Un’immagine che contrasta col (celeberrimo) monologo misogino fino all’acredine di Ippolito, abitante dell’ “altro” mondo, quello esterno e senza limiti dei maschi. Il giovane Riccardo Livermore anima con un surplus d’energia un Ippolito entusiasta e atletico, che Curran ci mostra in giacca glitterata pop alla testa d’una torma hippie, tra Hair e Woodstock (cosa invero bizzarra, per gli adoratori di Artemide che fanno della castità assoluta e del disprezzo per l’eros il loro programma esistenziale, tanto da suscitare, appunto, l’ira di Afrodite…). Le musiche di Matthew Barnes, con arrangiamento di Ernani Maletta, riecheggiano inizialmente l’ondata psichedelica degli anni Sessanta, per poi condensarsi in sonorità “altre”, dissonanze e distorsioni, via via che il dramma procede e ogni gioia si spegne.
Tutto “fuori”, Ippolito, dedito a sport virili e caste amicizie, senza riguardo per le voci di dentro e i richiami di eros. E quando il biglietto della suicida Fedra lo accuserà d’un crimine mai commesso, avrà inizio la sua tragedia. Perché il padre Teseo (Alessandro Albertin sostiene egregiamente, con forza e varietà di toni, la sua caparbia cecità e poi il dolore dello svelamento) lo condannerà senz’appello, salvo poi ricredersi, in una scena intensissima, sul letto di morte del ragazzo, colpito da Poseidone (carne insanguinata diventa colui che aveva negato il corpo e le sue gioie) e abbandonato anche dalla sua dea “amica”, l’adorata Artemide (cui Giovanna Di Rauso conferisce sprezzante sordità al sentimento umano). Una scena padre, potremmo dire.
Gli dei tradiscono, condannano, girano le spalle. Non abbiamo che i nostri sentimenti per essere migliori di loro.

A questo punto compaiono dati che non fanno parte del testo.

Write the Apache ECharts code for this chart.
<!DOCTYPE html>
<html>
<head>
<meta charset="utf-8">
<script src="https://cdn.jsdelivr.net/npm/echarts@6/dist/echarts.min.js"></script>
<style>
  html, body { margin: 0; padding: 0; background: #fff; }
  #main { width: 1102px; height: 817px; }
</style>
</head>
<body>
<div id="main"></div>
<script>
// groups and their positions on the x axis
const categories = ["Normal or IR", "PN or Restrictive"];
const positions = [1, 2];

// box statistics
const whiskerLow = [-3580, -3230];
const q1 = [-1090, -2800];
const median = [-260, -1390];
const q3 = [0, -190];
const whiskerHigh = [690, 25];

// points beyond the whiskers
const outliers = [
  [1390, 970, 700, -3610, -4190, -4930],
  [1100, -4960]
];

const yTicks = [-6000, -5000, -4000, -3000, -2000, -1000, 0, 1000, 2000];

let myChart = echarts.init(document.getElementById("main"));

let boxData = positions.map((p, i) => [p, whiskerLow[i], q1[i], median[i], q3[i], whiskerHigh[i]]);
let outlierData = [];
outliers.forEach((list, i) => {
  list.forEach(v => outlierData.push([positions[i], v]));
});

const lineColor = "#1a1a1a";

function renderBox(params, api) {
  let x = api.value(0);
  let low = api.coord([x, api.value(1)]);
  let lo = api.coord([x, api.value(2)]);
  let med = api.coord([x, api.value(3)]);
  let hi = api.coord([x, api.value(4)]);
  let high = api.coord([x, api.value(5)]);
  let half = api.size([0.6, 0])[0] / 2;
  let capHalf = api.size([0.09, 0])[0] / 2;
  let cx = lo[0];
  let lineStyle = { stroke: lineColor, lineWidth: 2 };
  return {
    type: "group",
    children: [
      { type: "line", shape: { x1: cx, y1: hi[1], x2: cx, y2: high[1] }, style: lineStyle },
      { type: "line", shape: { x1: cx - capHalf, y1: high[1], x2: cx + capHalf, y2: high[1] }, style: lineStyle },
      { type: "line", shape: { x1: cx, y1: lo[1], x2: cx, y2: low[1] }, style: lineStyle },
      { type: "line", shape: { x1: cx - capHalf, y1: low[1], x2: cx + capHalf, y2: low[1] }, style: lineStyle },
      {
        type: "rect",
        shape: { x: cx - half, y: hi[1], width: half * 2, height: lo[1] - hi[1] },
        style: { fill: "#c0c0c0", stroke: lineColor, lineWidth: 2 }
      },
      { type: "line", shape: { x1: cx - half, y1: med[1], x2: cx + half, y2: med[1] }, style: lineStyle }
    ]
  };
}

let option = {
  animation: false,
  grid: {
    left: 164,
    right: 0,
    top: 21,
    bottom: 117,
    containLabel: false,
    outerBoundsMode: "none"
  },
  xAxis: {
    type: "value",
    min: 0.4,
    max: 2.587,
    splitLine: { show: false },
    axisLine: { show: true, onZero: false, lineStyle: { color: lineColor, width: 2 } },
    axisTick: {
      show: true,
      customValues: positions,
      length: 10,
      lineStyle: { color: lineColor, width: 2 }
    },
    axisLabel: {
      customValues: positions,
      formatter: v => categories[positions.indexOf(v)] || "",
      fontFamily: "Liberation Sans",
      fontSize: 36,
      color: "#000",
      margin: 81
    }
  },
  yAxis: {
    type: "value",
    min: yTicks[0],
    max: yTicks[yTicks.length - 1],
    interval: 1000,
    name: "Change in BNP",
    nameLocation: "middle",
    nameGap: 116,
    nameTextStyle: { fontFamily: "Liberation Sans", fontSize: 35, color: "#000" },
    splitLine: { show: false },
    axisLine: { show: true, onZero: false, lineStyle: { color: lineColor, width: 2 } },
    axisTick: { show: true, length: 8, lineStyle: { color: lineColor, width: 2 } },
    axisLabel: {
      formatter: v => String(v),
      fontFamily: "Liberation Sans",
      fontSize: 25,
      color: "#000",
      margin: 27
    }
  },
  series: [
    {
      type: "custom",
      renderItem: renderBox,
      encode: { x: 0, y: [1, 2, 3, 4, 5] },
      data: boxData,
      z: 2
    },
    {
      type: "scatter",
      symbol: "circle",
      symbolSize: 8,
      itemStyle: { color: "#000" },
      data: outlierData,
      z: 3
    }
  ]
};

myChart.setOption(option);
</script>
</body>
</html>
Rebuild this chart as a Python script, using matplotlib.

Nel cast anche gli ottimi Sergio Mancinelli (il servo) e Marcello Gravina (il messaggero che racconta con vividezza l’incidente mortale di Ippolito), e i ragazzi dell’Accademia d’arte del Dramma antico, una solida certezza. Si continua fino al 28 giugno, in alternanza con “Aiace” e poi “Miles Gloriosus”.